• WHAT YOU ARE ASKED TO DO:
Copy everything in the data below exactly except the pictures.

• AVAILABLE DATA:

# # # # #

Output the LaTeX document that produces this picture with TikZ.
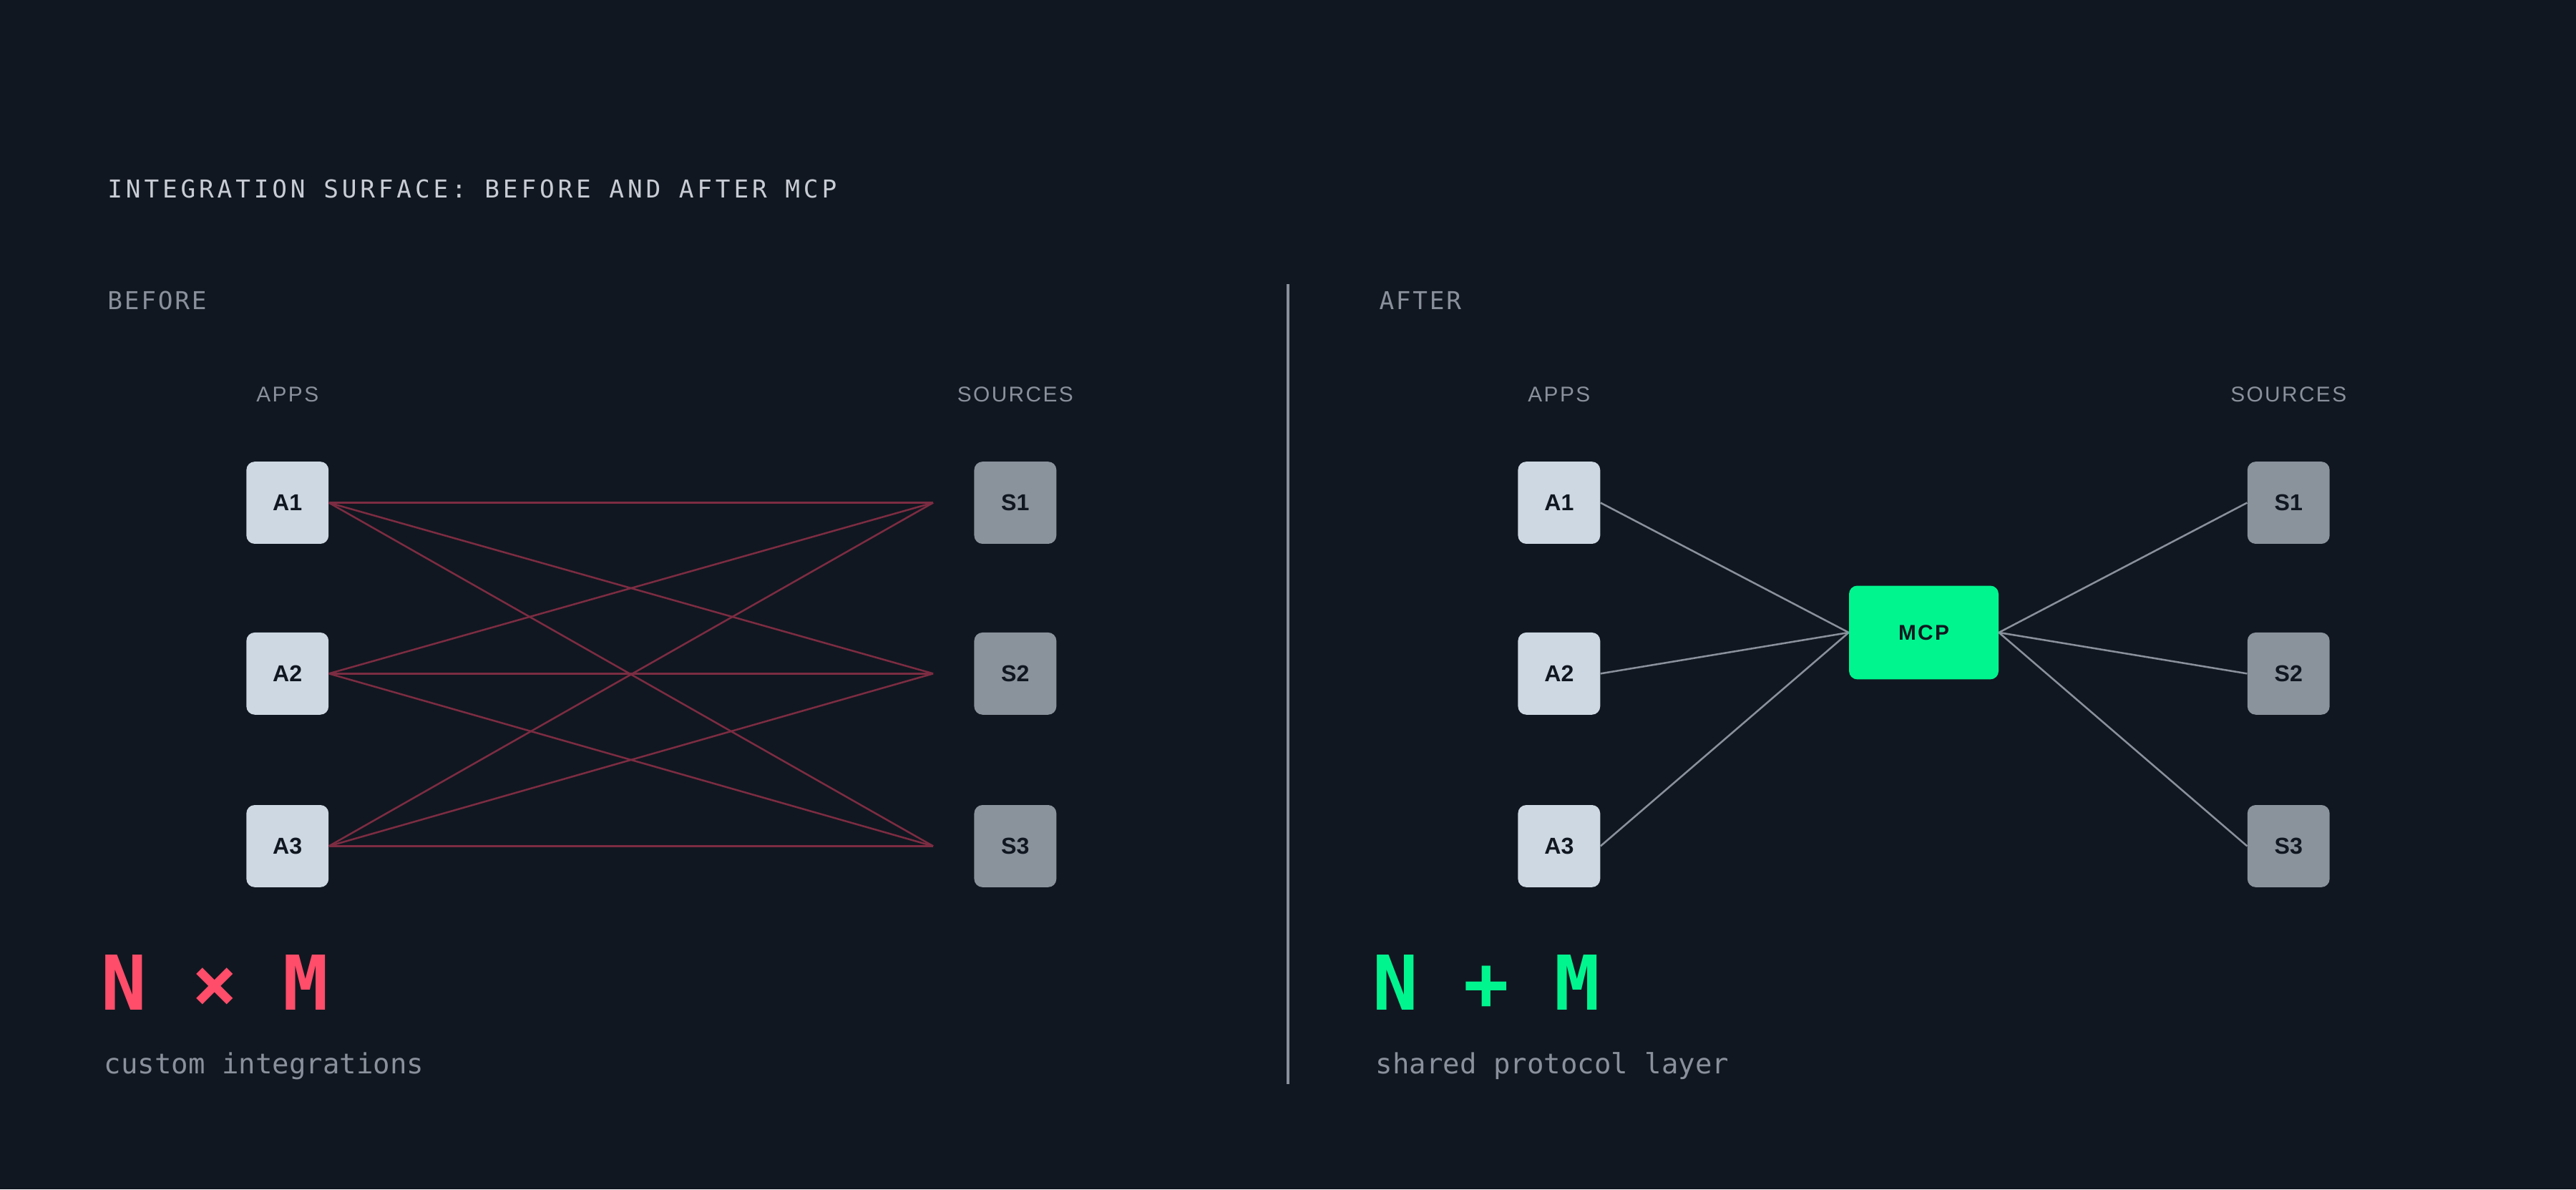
\documentclass[tikz,border=0pt]{standalone}
\usepackage{fontspec}
\setmainfont{Liberation Sans}
\newfontfamily\monof{DejaVu Sans Mono}[LetterSpace=14]
\newfontfamily\monob{DejaVu Sans Mono}[LetterSpace=8]
\newfontfamily\monoc{DejaVu Sans Mono}
\definecolor{bg}{HTML}{111720}
\definecolor{appc}{HTML}{CDD8E3}
\definecolor{srcc}{HTML}{8A929C}
\definecolor{dimt}{HTML}{8A919C}
\definecolor{redl}{HTML}{7C2C42}
\definecolor{redt}{HTML}{FF4D6A}
\definecolor{grn}{HTML}{00F58F}
\definecolor{ttl}{HTML}{C8CDD5}
\begin{document}
\begin{tikzpicture}[x=1pt,y=-1pt,
 box/.style={rounded corners=5pt,minimum width=50pt,minimum height=50pt,inner sep=0pt,font=\bfseries\fontsize{14}{14}\selectfont,text=bg},
 app/.style={box,fill=appc},
 src/.style={box,fill=srcc},
 hdr/.style={font=\fontsize{13}{13}\selectfont\addfontfeature{LetterSpace=8},text=dimt},
 sec/.style={anchor=west,font=\monob\fontsize{15}{15}\selectfont,text=dimt},
 big/.style={anchor=west,font=\monoc\bfseries\fontsize{46}{46}\selectfont},
 sub/.style={anchor=west,font=\monoc\fontsize{17}{17}\selectfont,text=dimt},
 red/.style={draw=redl,line width=1.1pt},
 gl/.style={draw=dimt,line width=1.1pt}]
\fill[bg] (0,0) rectangle (1568,724);
\node[anchor=west,text=ttl,font=\monof\fontsize{15}{15}\selectfont] (title) at (62,115) {INTEGRATION SURFACE: BEFORE AND AFTER MCP};
\node[sec] (before) at (62,183) {BEFORE};
\node[sec] (after) at (836,183) {AFTER};
\coordinate (dt) at (784,173); \coordinate (db) at (784,660);
\draw[dimt,line width=1.5pt] (dt) -- (db);
% before
\node[hdr] (ah1) at (175,240) {APPS};
\node[hdr] (sh1) at (618,240) {SOURCES};
\foreach \i/\y in {1/306,2/410,3/515}{
 \node[app] (a\i) at (175,\y) {A\i};
 \node[src] (s\i) at (618,\y) {S\i};
 \coordinate (e\i) at (568,\y);
}
\foreach \i in {1,2,3}{\foreach \j in {1,2,3}{\draw[red] (a\i.east) -- (e\j);}}
\node[big,text=redt] (nm) at (58,598) {N × M};
\node[sub] (ci) at (60,649) {custom integrations};
% after
\node[hdr] (ah2) at (949,240) {APPS};
\node[hdr] (sh2) at (1393,240) {SOURCES};
\node[box,fill=grn,minimum width=91pt,minimum height=57pt,font=\bfseries\fontsize{13}{13}\selectfont\addfontfeature{LetterSpace=8}] (mcp) at (1171,385) {MCP};
\foreach \i/\y in {1/306,2/410,3/515}{
 \node[app] (b\i) at (949,\y) {A\i};
 \node[src] (t\i) at (1393,\y) {S\i};
 \draw[gl] (b\i.east) -- (mcp.west);
 \draw[gl] (mcp.east) -- (t\i.west);
}
\node[big,text=grn] (np) at (832,598) {N + M};
\node[sub] (sp) at (834,649) {shared protocol layer};
\end{tikzpicture}
\end{document}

# # # # #

• WORKED ANSWER:
Output the LaTeX document that produces this picture with TikZ.
\documentclass[tikz,border=0pt]{standalone}
\usepackage{fontspec}
\setmainfont{Liberation Sans}
\newfontfamily\monof{DejaVu Sans Mono}[LetterSpace=14]
\newfontfamily\monob{DejaVu Sans Mono}[LetterSpace=8]
\newfontfamily\monoc{DejaVu Sans Mono}
\definecolor{bg}{HTML}{111720}
\definecolor{appc}{HTML}{CDD8E3}
\definecolor{srcc}{HTML}{8A929C}
\definecolor{dimt}{HTML}{8A919C}
\definecolor{redl}{HTML}{7C2C42}
\definecolor{redt}{HTML}{FF4D6A}
\definecolor{grn}{HTML}{00F58F}
\definecolor{ttl}{HTML}{C8CDD5}
\begin{document}
\begin{tikzpicture}[x=1pt,y=-1pt,
 box/.style={rounded corners=5pt,minimum width=50pt,minimum height=50pt,inner sep=0pt,font=\bfseries\fontsize{14}{14}\selectfont,text=bg},
 app/.style={box,fill=appc},
 src/.style={box,fill=srcc},
 hdr/.style={font=\fontsize{13}{13}\selectfont\addfontfeature{LetterSpace=8},text=dimt},
 sec/.style={anchor=west,font=\monob\fontsize{15}{15}\selectfont,text=dimt},
 big/.style={anchor=west,font=\monoc\bfseries\fontsize{46}{46}\selectfont},
 sub/.style={anchor=west,font=\monoc\fontsize{17}{17}\selectfont,text=dimt},
 red/.style={draw=redl,line width=1.1pt},
 gl/.style={draw=dimt,line width=1.1pt}]
\fill[bg] (0,0) rectangle (1568,724);
\node[anchor=west,text=ttl,font=\monof\fontsize{15}{15}\selectfont] (title) at (62,115) {INTEGRATION SURFACE: BEFORE AND AFTER MCP};
\node[sec] (before) at (62,183) {BEFORE};
\node[sec] (after) at (836,183) {AFTER};
\coordinate (dt) at (784,173); \coordinate (db) at (784,660);
\draw[dimt,line width=1.5pt] (dt) -- (db);
% before
\node[hdr] (ah1) at (175,240) {APPS};
\node[hdr] (sh1) at (618,240) {SOURCES};
\foreach \i/\y in {1/306,2/410,3/515}{
 \node[app] (a\i) at (175,\y) {A\i};
 \node[src] (s\i) at (618,\y) {S\i};
 \coordinate (e\i) at (568,\y);
}
\foreach \i in {1,2,3}{\foreach \j in {1,2,3}{\draw[red] (a\i.east) -- (e\j);}}
\node[big,text=redt] (nm) at (58,598) {N × M};
\node[sub] (ci) at (60,649) {custom integrations};
% after
\node[hdr] (ah2) at (949,240) {APPS};
\node[hdr] (sh2) at (1393,240) {SOURCES};
\node[box,fill=grn,minimum width=91pt,minimum height=57pt,font=\bfseries\fontsize{13}{13}\selectfont\addfontfeature{LetterSpace=8}] (mcp) at (1171,385) {MCP};
\foreach \i/\y in {1/306,2/410,3/515}{
 \node[app] (b\i) at (949,\y) {A\i};
 \node[src] (t\i) at (1393,\y) {S\i};
 \draw[gl] (b\i.east) -- (mcp.west);
 \draw[gl] (mcp.east) -- (t\i.west);
}
\node[big,text=grn] (np) at (832,598) {N + M};
\node[sub] (sp) at (834,649) {shared protocol layer};
\end{tikzpicture}
\end{document}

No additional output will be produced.